The event started with a welcome note from Kabir Suharan, a Diageo whisky expert and our very own Kevin Susindra. The canape was fried chicken skin complimented by the silky richness of Johnnie Walker Gold Label Reserve followed by Salmon Nduja paired with Clynelish 14 – a perfect succession to get guests to understand how Gold Label is built with Clynelish as its core component – an interesting fact well explained by Kabir to the guests.
Moving on, everyone were then seated on the dining table, and the main event starts. First on the list was my personal favourite – succulent twice cooked lamb ribs, which were slow cooked and deep fried, served with sticky vinegar sauce. The lamb was soft enough that one bite was enough to pull it clean off the bone, but had the interesting structure and texture due to the deep frying.
Twice cooked lamb ribs
The pairing with the Cragganmore 12 did an extraordinary job cutting through the richness and oiliness of the lamb, balancing the palate and bringing a sweet floral afterglow.
Next up was the beautifully plated Char Siu pork belly with pickled cucumber, kimchi and sevred in a bed of risotto, mimicking the flavours of Hainan chicken rice. This dish was paired with the Caol Ila 12. A pairing that signalled the small leap towards bolder styles whiskies.
Char siu pork belly
The Caol Ila worked very well with Asian flavours, the notes of freshly cut flowers, grass and maritime flavours complimented the subtle oriental flavours well, and the sharpness of the kimchi paved the way to enhance the beautiful sweetness of the Caol Ila.
The main course of the night was a Wagyu rib eye steak that was served with ankimo or monkfish liver, a delicacy known as the foie gras of the sea, deep fried gorgonzola fritters on a bed of potato purée.
Wagyu steak with monkfish liver, fried gorgonzola dumplings and potato purée
The Lagavulin’s beautiful complex flavours of sherry, iodine, lapsang souchong tea, and beautifully rich texture is all wrapped in a big smoky package. The somewhat pungent aromas somehow pair really well with intense flavours, such as blue cheese, and richly textured foods such as the monkfish liver.
Lady grey panna cotta with citrus jelly and lemon shortbread
The last pairing of the night is arguably the best of the night. The lady grey panna cotta with citrus jelly and lemon shortbread was paired with the Dalwhinnie 15, which has been frozen, giving it a rich and viscuous texture to compliment the dessert. This pairing evokes a sense of spring time, with the combination of citrus freshness and spring florals, paired with the heather and vanilla custard tones of the Dalwhinnie 15.
The core concept of the event is to guide participants through a journey, priming the palate with the gentler Highland and sweeter Speyside style whiskies and up their way to the bolder, peated Islay whiskies. Finally closing the act with a complex, elegant after dinner dram that is the Mortlach 18.

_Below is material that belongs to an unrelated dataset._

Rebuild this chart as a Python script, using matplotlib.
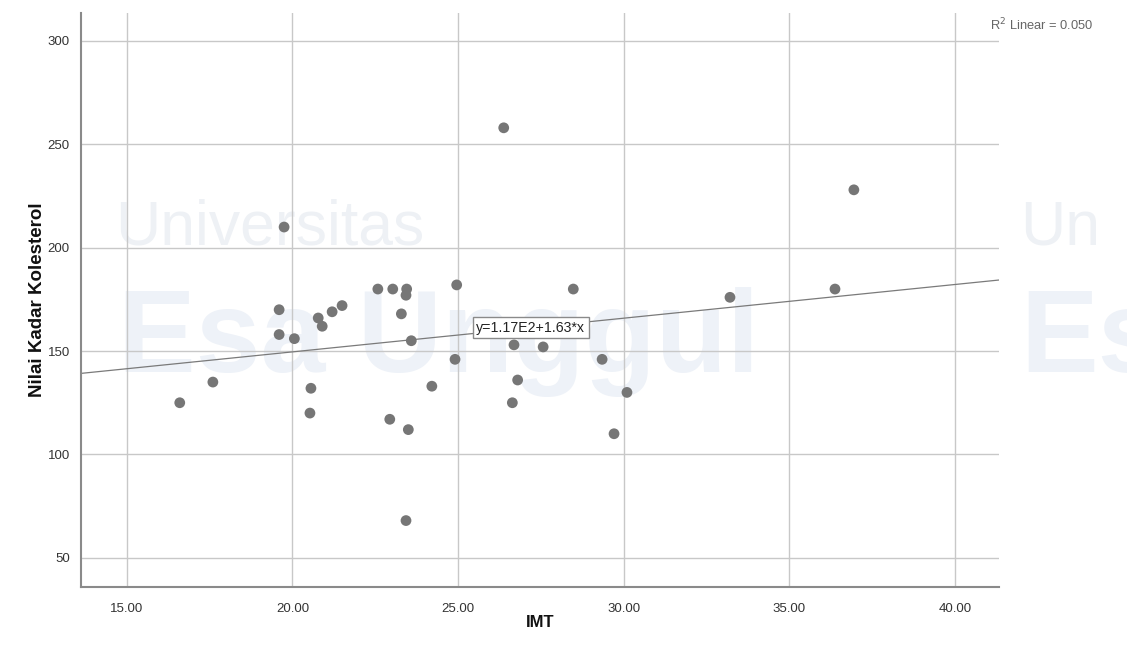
import numpy as np
import matplotlib
matplotlib.use("Agg")
import matplotlib.pyplot as plt

# Données (IMT vs Nilai Kadar Kolesterol)
imt = [16.6, 17.6, 19.6, 19.75, 19.6, 20.06, 20.56, 20.53, 20.78, 20.9,
       21.2, 21.5, 22.58, 23.03, 22.94, 23.29, 23.45, 23.43, 23.5, 23.43,
       23.59, 24.21, 24.91, 24.96, 26.38, 26.69, 26.8, 26.64, 27.57, 28.48,
       29.35, 29.71, 30.1, 33.21, 36.38, 36.95]
kolesterol = [125, 135, 170, 210, 158, 156, 132, 120, 166, 162,
              169, 172, 180, 180, 117, 168, 180, 177, 112, 68,
              155, 133, 146, 182, 258, 153, 136, 125, 152, 180,
              146, 110, 130, 176, 180, 228]

# Droite de régression affichée par SPSS
intercept = 117.0
pente = 1.63
r2 = 0.050

x_ticks = [15, 20, 25, 30, 35, 40]
y_ticks = [50, 100, 150, 200, 250, 300]
x_lim = (13.62, 41.33)
y_lim = (36.0, 313.7)

plt.rcParams["font.family"] = ["Liberation Sans", "DejaVu Sans"]

fig = plt.figure(figsize=(11.27, 6.53), dpi=100)
ax = fig.add_axes([0.0719, 0.1015, 0.8145, 0.8791])
ax.set_facecolor("none")

# Filigrane discret en arrière-plan
ax.text(0.102, 0.625, "Universitas", transform=fig.transFigure, fontsize=45,
        color="#eef1f5", fontweight="light", zorder=0, clip_on=False)
ax.text(0.105, 0.43, "Esa Unggul", transform=fig.transFigure, fontsize=84,
        color="#eef2f8", fontweight="bold", zorder=0, clip_on=False)
ax.text(0.905, 0.625, "Un", transform=fig.transFigure, fontsize=45,
        color="#eef1f5", fontweight="light", zorder=0, clip_on=False)
ax.text(0.905, 0.43, "Es", transform=fig.transFigure, fontsize=84,
        color="#eef2f8", fontweight="bold", zorder=0, clip_on=False)

ax.set_xlim(*x_lim)
ax.set_ylim(*y_lim)
ax.set_xticks(x_ticks)
ax.set_yticks(y_ticks)
ax.set_xticklabels([f"{v:.2f}" for v in x_ticks])
ax.set_yticklabels([str(v) for v in y_ticks])
ax.tick_params(length=0, labelsize=9.5, colors="#333333")
ax.tick_params(axis="x", pad=12)
ax.tick_params(axis="y", pad=8)
ax.grid(True, color="#c8c8c8", linewidth=1.0, zorder=1)
ax.set_axisbelow(True)

for s in ["top", "right"]:
    ax.spines[s].set_visible(False)
for s in ["left", "bottom"]:
    ax.spines[s].set_color("#8a8a8a")
    ax.spines[s].set_linewidth(1.5)

ax.scatter(imt, kolesterol, s=60, color="#767676", edgecolors="none", zorder=3)

# Droite de régression
x_vals = np.array(x_lim)
ax.plot(x_vals, intercept + pente * x_vals, color="#7a7a7a", linewidth=0.9, zorder=2)

x_lab = 27.2
ax.text(x_lab, intercept + pente * x_lab, "y=1.17E2+1.63*x", fontsize=10.2,
        ha="center", va="center", color="#222222", zorder=4,
        bbox=dict(boxstyle="square,pad=0.25", facecolor="white",
                  edgecolor="#8a8a8a", linewidth=1.0))

fig.text(0.878, 0.962, "R$^2$ Linear = " + f"{r2:.3f}", fontsize=9.3,
         color="#666666", ha="left", va="center")

ax.set_xlabel("IMT", fontsize=12, fontweight="bold", labelpad=0, color="#111111")
ax.set_ylabel("Nilai Kadar Kolesterol", fontsize=13.5, fontweight="bold",
              labelpad=1, color="#111111")

fig.savefig("out.png", dpi=100)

The beautifully rich Mortlach 18 was the perfect way to end dinner. Notes of toffee, dried fruits and leather gave it a big and hearty nose, while notes of tropical fruits and tobacco left our palates with a clean, earthy sensation.
On behalf of the Society and Jakarta Supper Club, we are all extremely grateful for the attention given by the patrons and humbled by the amazing response, open minded-ness and attitude of the crowd towards the drinks and the foods. Here is to many more great foods, great drinks and great conversations.
Jakarta Supper Club is a ticket based private dining concept made by Gloria Susindra and friends, in an effort to cultivate and express boundless creativity in cuisine, and to share it with individuals with passion for food. Each dinner has its own concept, and is limited to only 15-20 people, to ensure an intimate and engaging afternoon.